3) Redemption Prices to be Made Publicly Available
Indicative prices that reflect an accurate valuation of the underlying investment should be made available on the issuers or distributors website.
However, note that the disclosure of prices does not meant the issuer is obligated to redeem your product at that price. For example, some products are meant to be held to maturity and do not have an early exit mechanism. These would be highlighted clearly in the prospectus and Products Highlight Sheet.
4) Fair and Balanced Advertising and Marketing Materials
Benefits as well as risks should be spelt out properly and clearly. Financial institutions are to submit to MAS any marketing or advertising materials after they have been made public.

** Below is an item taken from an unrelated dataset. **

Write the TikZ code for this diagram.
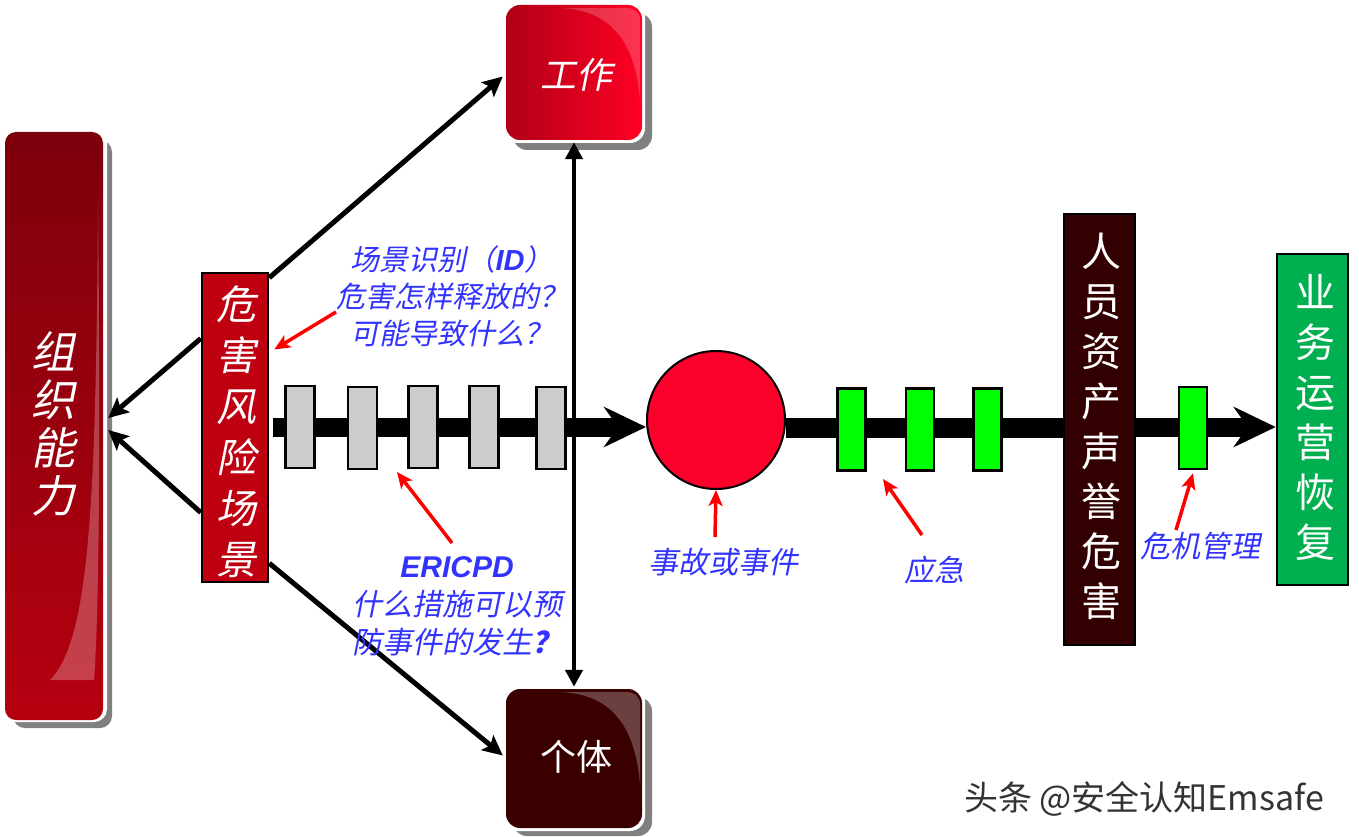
\documentclass[tikz,border=0pt]{standalone}
\usepackage{fontspec}
\newfontfamily\cjk{Noto Sans CJK SC}
\newfontfamily\cjki[FakeSlant=0.2]{Noto Sans CJK SC}
\newfontfamily\lat{Liberation Sans}
\usetikzlibrary{arrows.meta,calc}
\definecolor{bluetxt}{RGB}{51,51,255}
\definecolor{darkred}{RGB}{125,0,12}
\definecolor{midred}{RGB}{182,0,16}
\definecolor{hzred}{RGB}{190,0,16}
\definecolor{workL}{RGB}{176,0,22}
\definecolor{workR}{RGB}{255,0,36}
\definecolor{brown}{RGB}{58,0,0}
\definecolor{harmbrown}{RGB}{50,0,0}
\definecolor{accred}{RGB}{250,0,42}
\definecolor{bizgreen}{RGB}{0,176,80}
\definecolor{shadowgray}{RGB}{128,128,128}
\tikzset{
  thinarrow/.style={line width=5pt, black, -{Stealth[length=20pt,width=19pt,inset=4pt]}},
  dblarrow/.style={line width=4.5pt, black, {Triangle[length=17pt,width=17pt]}-{Triangle[length=17pt,width=17pt]}},
  bigarrow/.style={line width=19pt, black, -{Stealth[length=42pt,width=40pt,inset=14pt]}},
  redarrow/.style={line width=3.5pt, red, -{Stealth[length=16pt,width=14pt,inset=4pt]}},
  graybox/.style={draw=black, line width=2.5pt, fill=black!20, minimum width=29pt, minimum height=82pt, inner sep=0pt},
  greenbox/.style={draw=black, line width=2.5pt, fill=green, minimum width=28pt, minimum height=82pt, inner sep=0pt},
  bluelbl/.style={text=bluetxt, font=\cjki\fontsize{30}{38}\selectfont, align=center, inner sep=0pt},
  whitev/.style={text=white, align=center, inner sep=0pt},
}
\begin{document}
\begin{tikzpicture}[x=1pt,y=-1pt]
\useasboundingbox (0,0) rectangle (1359,837);
\fill[white] (0,0) rectangle (1359,837);

% ---------- organisation capability (left tall box) ----------
\fill[shadowgray, rounded corners=12pt] (13,140) rectangle (112,728);
\fill[white, rounded corners=13pt] (3,130) rectangle (107,722);
\node[rounded corners=11pt, top color=darkred, bottom color=midred, minimum width=98pt, minimum height=588pt, inner sep=0pt] (org) at (54,426) {};
\fill[white, opacity=0.25] (98,200) .. controls (96,500) and (90,640) .. (50,680) -- (94,680) .. controls (100,600) and (100,400) .. (98,200) -- cycle;
\node[whitev, font=\cjki\fontsize{44}{48}\selectfont] (orgtxt) at (53,424) {组\\织\\能\\力};

% ---------- work box ----------
\fill[shadowgray, rounded corners=14pt] (513,13) rectangle (652,150);
\fill[white, rounded corners=15pt] (503,2) rectangle (645,143);
\node[rounded corners=14pt, left color=workL, right color=workR, minimum width=136pt, minimum height=135pt, inner sep=0pt] (work) at (574,72.5) {};
\fill[white, opacity=0.2] (560,8) .. controls (610,10) and (635,40) .. (640,100) -- (640,20) .. controls (640,12) and (634,8) .. (626,8) -- cycle;
\node[text=white, font=\cjki\fontsize{36}{40}\selectfont] (worktxt) at (576,75) {工作};

% ---------- individual box ----------
\fill[shadowgray, rounded corners=14pt] (513,697) rectangle (652,836);
\fill[white, rounded corners=15pt] (503,686) rectangle (645,831);
\node[rounded corners=14pt, fill=brown, minimum width=136pt, minimum height=139pt, inner sep=0pt] (indiv) at (574,758.5) {};
\fill[white, opacity=0.25] (560,692) .. controls (610,694) and (635,724) .. (640,784) -- (640,704) .. controls (640,696) and (634,692) .. (626,692) -- cycle;
\node[text=white, font=\cjk\fontsize{36}{40}\selectfont] (indivtxt) at (576,757) {个体};

% ---------- hazard scenario box ----------
\node[draw=black, line width=2.5pt, fill=hzred, minimum width=66pt, minimum height=309pt, inner sep=0pt] (hz) at (235,427.5) {};
\node[whitev, font=\cjki\fontsize{40}{51}\selectfont] (hztxt) at (236,432) {危\\害\\风\\险\\场\\景};

% ---------- connectors from hazard box ----------
\draw[thinarrow] ([yshift=-6pt]hz.north east) -- ([xshift=-3pt,yshift=-4pt]work.west);
\draw[thinarrow] ([yshift=20pt]hz.south east) -- ([xshift=-3pt,yshift=3pt]indiv.west);
\draw[thinarrow] ([yshift=89pt]hz.west) -- ([xshift=5pt,yshift=8pt]org.east);
\draw[thinarrow] ([yshift=-85pt]hz.west) -- ([xshift=5pt,yshift=-4pt]org.east);

% ---------- main flow ----------
\node[circle, draw=black, line width=2pt, fill=accred, minimum width=138pt, minimum height=128pt, inner sep=0pt] (acc) at (716,420) {};
\coordinate (mainstart) at (273,427);
\draw[bigarrow] (mainstart) -- (acc.west |- mainstart);

\node[draw=black, line width=2.5pt, fill=harmbrown, minimum width=71pt, minimum height=431pt, inner sep=0pt] (harm) at (1099.5,429.5) {};
\node[draw=black, line width=2.5pt, fill=bizgreen, minimum width=71pt, minimum height=331pt, inner sep=0pt] (biz) at (1312.5,419.5) {};

\fill[black] (acc.east |- 0,418) rectangle (harm.west |- 0,438);
\draw[bigarrow] (harm.east |- 0,427) -- (biz.west |- 0,427);

\node[whitev, font=\cjk\fontsize{40}{50}\selectfont] (harmtxt) at (1101,426) {人\\员\\资\\产\\声\\誉\\危\\害};
\node[whitev, font=\cjk\fontsize{40}{50}\selectfont] (biztxt) at (1315,418) {业\\务\\运\\营\\恢\\复};

\node[graybox] (g1) at (300,427) {};
\node[graybox] (g2) at (362.5,428) {};
\node[graybox] (g3) at (423,427) {};
\node[graybox] (g4) at (484,427) {};
\node[graybox] (g5) at (551,428) {};

\node[greenbox] (e1) at (851.5,429.5) {};
\node[greenbox] (e2) at (920,429.5) {};
\node[greenbox] (e3) at (987.5,429.5) {};
\node[greenbox] (m1) at (1193,428) {};

% ---------- vertical double arrow ----------
\draw[dblarrow] ([yshift=-2pt]work.south) -- ([yshift=2pt]indiv.north);

% ---------- labels ----------
\node[bluelbl, font=\cjki\fontsize{29}{37}\selectfont] (idtxt) at (452,296) {场景识别（{\lat\bfseries\itshape ID}）\\危害怎样释放的？\\可能导致什么？};
\node[bluelbl] (ericpd) at (457,606) {{\lat\bfseries\itshape ERICPD}\\什么措施可以预\\防事件的发生{\bfseries ？}};
\node[bluelbl] (acctxt) at (723,562) {事故或事件};
\node[bluelbl] (emtxt) at (934,570) {应急};
\node[bluelbl] (cmtxt) at (1200,546) {危机管理};

% ---------- red pointer arrows ----------
\coordinate (r1s) at (336,312);
\coordinate (r2s) at (452,543);
\coordinate (r3s) at (715,537);
\coordinate (r4s) at (922,535);
\coordinate (r5s) at (1176,530);
\draw[redarrow] (r1s) -- ([xshift=5pt,yshift=78pt]hz.east);
\draw[redarrow] (r2s) -- (397,472);
\draw[redarrow] (r3s) -- (acc.south);
\draw[redarrow] (r4s) -- (883,479);
\draw[redarrow] (r5s) -- ([yshift=-3pt]m1.south);

% ---------- watermark ----------
\node[text=black!80, font=\cjk\fontsize{34}{38}\selectfont, inner sep=0pt] (wm) at (1144,799) {头条 @安全认知Emsafe};
\end{tikzpicture}
\end{document}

A minimum font size is required.
The use of the words “Capital/Principal Protected” to be banned henceforth.
Strengthening of Fair Dealing
l) Enhanced Due Diligence for New Products
Distributors are to put in place formal procedures and policies to access the nature of each new product and its suitability for targeted customers segments before distributing the product.
Tax considerations for investors need not be included in the due diligence.
2) Documentation of Advisory Process
Financial Advisers (FA) to set out in more details the basis of their recommendations.
They should state the customer’s objectives and needs, explain the reasons why the product is suitable for the customer having regard to the information obtained from the customer, and explain any possible disadvantages of the investment for the customer.
FAs are expected to make reasonable efforts to document and explain the disadvantages of the investment based on the specific circumstances of the customer.
3) Enhance Quality of Information Collected by FAs
Financial advisers should make reasonable attempts to obtain additional key information from their customers. This includes information on the source and extent of the customer’s regular income and whether the amount to be invested is a substantial portion of the customer’s assets.
4) Restriction on Sale Without Advice
It would be difficult to implement a total ban of “execution type” sales.
A customer can always choose not to receive advice.
For such cases, FAs to obtain from customers a clear acknowledgement that the customer has received a warning that he is waiving his right to receive advice under the FAA. This acknowledgement should be done in a form and manner that makes the customer aware of the implications of purchasing an investment product without advice.
5) Restrictions on Bank Tellers’ Activities
Bank and finance companies tellers will be prohibited to refer customers to representatives for the purpose of buying investment products. The only time where this is allowed is if the customer has approached the teller with an explicit request for investment products.
New Classification of Complex Investment Product
The definition will be further developed. Representatives who wish to sell such products will have to pass a new Capital Markets and Financial Advisory Services (“CMFAS”) module. This will apply to both new and existing representatives.
Introducing of a Cooling off Period
A cooling off period of 7 days will be imposed on unlisted products with a tenure of more than 3 months.